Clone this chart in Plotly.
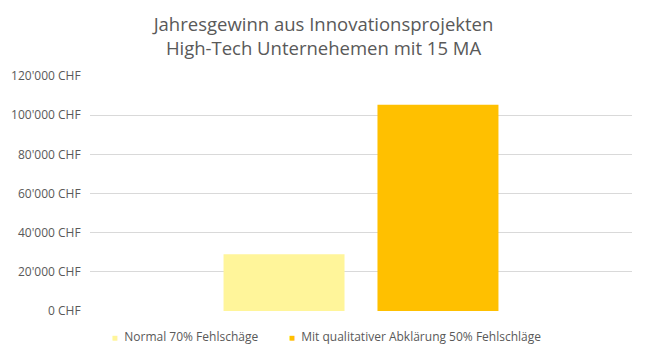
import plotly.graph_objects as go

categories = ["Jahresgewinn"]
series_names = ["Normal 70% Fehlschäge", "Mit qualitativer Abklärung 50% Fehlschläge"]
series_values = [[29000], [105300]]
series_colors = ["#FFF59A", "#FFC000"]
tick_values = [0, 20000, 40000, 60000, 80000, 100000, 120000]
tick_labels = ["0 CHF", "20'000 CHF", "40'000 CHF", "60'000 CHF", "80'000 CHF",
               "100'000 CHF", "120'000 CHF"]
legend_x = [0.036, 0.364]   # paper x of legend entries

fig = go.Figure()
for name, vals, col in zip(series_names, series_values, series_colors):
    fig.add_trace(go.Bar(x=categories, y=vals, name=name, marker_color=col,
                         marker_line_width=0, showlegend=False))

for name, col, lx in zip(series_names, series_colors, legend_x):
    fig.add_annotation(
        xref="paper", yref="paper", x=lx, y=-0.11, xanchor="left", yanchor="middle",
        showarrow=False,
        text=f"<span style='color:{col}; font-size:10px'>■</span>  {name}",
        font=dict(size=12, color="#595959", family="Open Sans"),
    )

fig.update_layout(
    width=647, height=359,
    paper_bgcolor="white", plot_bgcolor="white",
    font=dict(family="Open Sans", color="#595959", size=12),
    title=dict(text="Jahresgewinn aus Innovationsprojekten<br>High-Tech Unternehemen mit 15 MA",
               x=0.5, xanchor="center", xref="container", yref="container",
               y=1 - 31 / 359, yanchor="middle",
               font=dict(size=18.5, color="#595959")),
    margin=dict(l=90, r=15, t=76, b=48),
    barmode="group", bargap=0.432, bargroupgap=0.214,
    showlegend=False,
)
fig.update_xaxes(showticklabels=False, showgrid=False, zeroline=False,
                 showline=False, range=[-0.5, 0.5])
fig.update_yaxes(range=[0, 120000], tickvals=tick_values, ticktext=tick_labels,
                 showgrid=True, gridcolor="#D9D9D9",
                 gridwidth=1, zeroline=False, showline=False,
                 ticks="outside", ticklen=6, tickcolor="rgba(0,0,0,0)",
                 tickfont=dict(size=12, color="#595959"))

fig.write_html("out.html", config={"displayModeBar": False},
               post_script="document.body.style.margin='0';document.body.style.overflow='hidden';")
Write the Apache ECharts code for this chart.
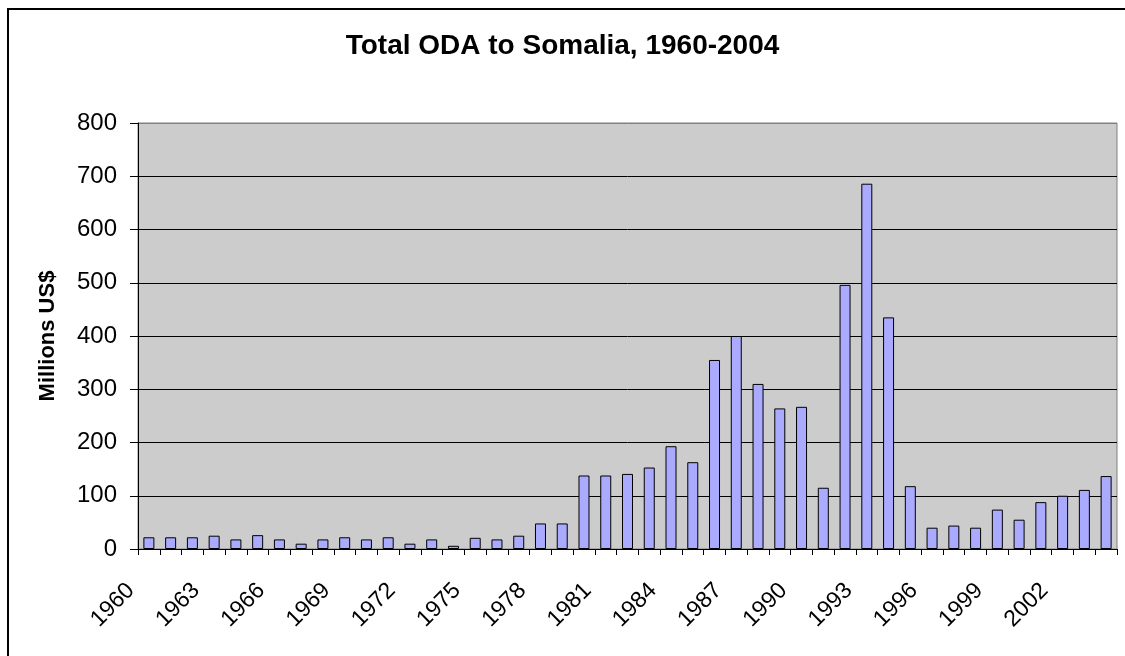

• Brief:
The data should be printed again unchanged; leave its pictures out.

• Solution:
Clone this chart in Plotly.
import plotly.graph_objects as go

categories = ["Jahresgewinn"]
series_names = ["Normal 70% Fehlschäge", "Mit qualitativer Abklärung 50% Fehlschläge"]
series_values = [[29000], [105300]]
series_colors = ["#FFF59A", "#FFC000"]
tick_values = [0, 20000, 40000, 60000, 80000, 100000, 120000]
tick_labels = ["0 CHF", "20'000 CHF", "40'000 CHF", "60'000 CHF", "80'000 CHF",
               "100'000 CHF", "120'000 CHF"]
legend_x = [0.036, 0.364]   # paper x of legend entries

fig = go.Figure()
for name, vals, col in zip(series_names, series_values, series_colors):
    fig.add_trace(go.Bar(x=categories, y=vals, name=name, marker_color=col,
                         marker_line_width=0, showlegend=False))

for name, col, lx in zip(series_names, series_colors, legend_x):
    fig.add_annotation(
        xref="paper", yref="paper", x=lx, y=-0.11, xanchor="left", yanchor="middle",
        showarrow=False,
        text=f"<span style='color:{col}; font-size:10px'>■</span>  {name}",
        font=dict(size=12, color="#595959", family="Open Sans"),
    )

fig.update_layout(
    width=647, height=359,
    paper_bgcolor="white", plot_bgcolor="white",
    font=dict(family="Open Sans", color="#595959", size=12),
    title=dict(text="Jahresgewinn aus Innovationsprojekten<br>High-Tech Unternehemen mit 15 MA",
               x=0.5, xanchor="center", xref="container", yref="container",
               y=1 - 31 / 359, yanchor="middle",
               font=dict(size=18.5, color="#595959")),
    margin=dict(l=90, r=15, t=76, b=48),
    barmode="group", bargap=0.432, bargroupgap=0.214,
    showlegend=False,
)
fig.update_xaxes(showticklabels=False, showgrid=False, zeroline=False,
                 showline=False, range=[-0.5, 0.5])
fig.update_yaxes(range=[0, 120000], tickvals=tick_values, ticktext=tick_labels,
                 showgrid=True, gridcolor="#D9D9D9",
                 gridwidth=1, zeroline=False, showline=False,
                 ticks="outside", ticklen=6, tickcolor="rgba(0,0,0,0)",
                 tickfont=dict(size=12, color="#595959"))

fig.write_html("out.html", config={"displayModeBar": False},
               post_script="document.body.style.margin='0';document.body.style.overflow='hidden';")
Write the Apache ECharts code for this chart.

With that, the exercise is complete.